**Provided data**:
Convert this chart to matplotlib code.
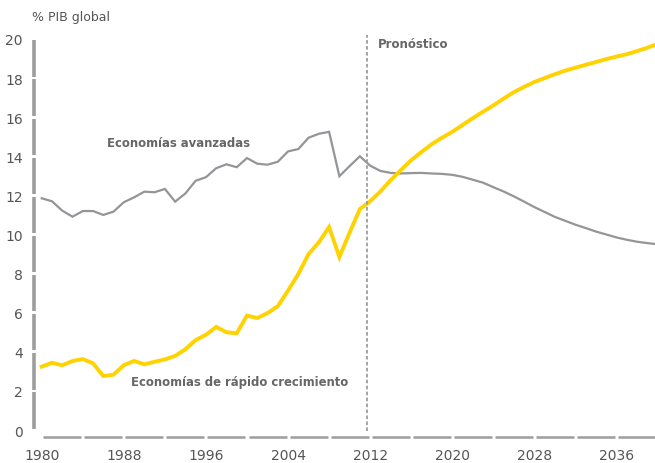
import numpy as np
import matplotlib
matplotlib.use("Agg")
import matplotlib.pyplot as plt

# ------------------------------------------------------------
# data: share of global GDP (%), 1980-2040
# ------------------------------------------------------------
years = np.arange(1980, 2041)

advanced = [
    11.85, 11.70, 11.22, 10.91, 11.20, 11.20, 11.00, 11.17, 11.65, 11.90,
    12.19, 12.16, 12.33, 11.68, 12.10, 12.75, 12.93, 13.39, 13.59, 13.44,
    13.91, 13.62, 13.57, 13.72, 14.25, 14.37, 14.95, 15.15, 15.25, 12.98,
    13.50, 14.00, 13.52, 13.25, 13.15, 13.12, 13.14, 13.15, 13.12, 13.10,
    13.05, 12.95, 12.80, 12.65, 12.42, 12.20, 11.95, 11.68, 11.40, 11.15,
    10.90, 10.70, 10.50, 10.33, 10.15, 10.00, 9.85, 9.73, 9.63, 9.56,
    9.50,
]

rapid_growth = [
    3.24, 3.44, 3.31, 3.53, 3.63, 3.41, 2.76, 2.83, 3.32, 3.53,
    3.36, 3.49, 3.61, 3.79, 4.13, 4.60, 4.87, 5.27, 5.00, 4.95,
    5.85, 5.73, 5.98, 6.33, 7.13, 7.98, 9.00, 9.60, 10.38, 8.85,
    10.10, 11.30, 11.70, 12.20, 12.78, 13.30, 13.80, 14.22, 14.62, 14.95,
    15.25, 15.60, 15.95, 16.28, 16.60, 16.95, 17.28, 17.55, 17.80, 18.00,
    18.20, 18.38, 18.53, 18.68, 18.82, 18.97, 19.10, 19.22, 19.38, 19.55,
    19.75,
]

forecast_start = 2011.65

x_ticks = [1980, 1988, 1996, 2004, 2012, 2020, 2028, 2036]
y_ticks = list(range(0, 21, 2))

# ------------------------------------------------------------
# style
# ------------------------------------------------------------
YELLOW = "#FFD200"
GREY_LINE = "#939598"
AXIS_GREY = "#9d9d9d"
TEXT = "#666666"
TICK_TEXT = "#555555"

plt.rcParams["font.family"] = "DejaVu Sans"

fig = plt.figure(figsize=(6.55, 4.64), dpi=100)
ax = fig.add_axes([34 / 655, 24 / 464, 621 / 655, 410 / 464])

ax.plot(years, advanced, color=GREY_LINE, lw=1.6, solid_joinstyle="miter")
ax.plot(years, rapid_growth, color=YELLOW, lw=2.8, solid_joinstyle="miter")

ax.axvline(forecast_start, ymin=0.02, ymax=0.985, color=AXIS_GREY, lw=1.3,
           ls=(0, (2, 1.3)))

ax.set_xlim(1979.25, 2039.75)
ax.set_ylim(-0.46, 20.51)

# segmented axes: short bars between ticks
x0 = ax.get_xlim()[0]
for lo in y_ticks[:-1]:
    ax.plot([x0, x0], [lo + 0.07, lo + 2 - 0.07], color=AXIS_GREY, lw=2.6,
            solid_capstyle="butt", clip_on=False)
for lo in range(1980, 2040, 4):
    ax.plot([lo + 0.15, lo + 4 - 0.15], [-0.36, -0.36], color=AXIS_GREY,
            lw=1.8, solid_capstyle="butt", clip_on=False)

for s in ax.spines.values():
    s.set_visible(False)

ax.set_xticks(x_ticks)
ax.set_xticklabels([str(t) for t in x_ticks])
ax.set_yticks(y_ticks)
ax.set_yticklabels([str(t) for t in y_ticks])
ax.tick_params(axis="both", length=0, labelsize=10, labelcolor=TICK_TEXT)
ax.tick_params(axis="x", pad=6.5)
ax.tick_params(axis="y", pad=8)

# labels
ax.text(2012.75, 19.75, "Pronóstico", color=TEXT,
        fontsize=8.5, fontweight="bold", va="center", ha="left")
ax.text(1986.35, 14.68, "Economías avanzadas", color=TEXT,
        fontsize=8.4, fontweight="bold", va="center", ha="left")
ax.text(1988.7, 2.5, "Economías de rápido crecimiento", color=TEXT,
        fontsize=8.4, fontweight="bold", va="center", ha="left")

fig.text(32 / 655, 1 - 18 / 464, "% PIB global", color=TICK_TEXT,
         fontsize=9, va="center", ha="left")

fig.savefig("out.png", dpi=100)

**Set exercise**: Pictures are excluded: retype only the lines from the beginning of the listing above through the line with "years = np.arange(1980, 2041)", both included.

**Answer to this exercise**:
Convert this chart to matplotlib code.
import numpy as np
import matplotlib
matplotlib.use("Agg")
import matplotlib.pyplot as plt

# ------------------------------------------------------------
# data: share of global GDP (%), 1980-2040
# ------------------------------------------------------------
years = np.arange(1980, 2041)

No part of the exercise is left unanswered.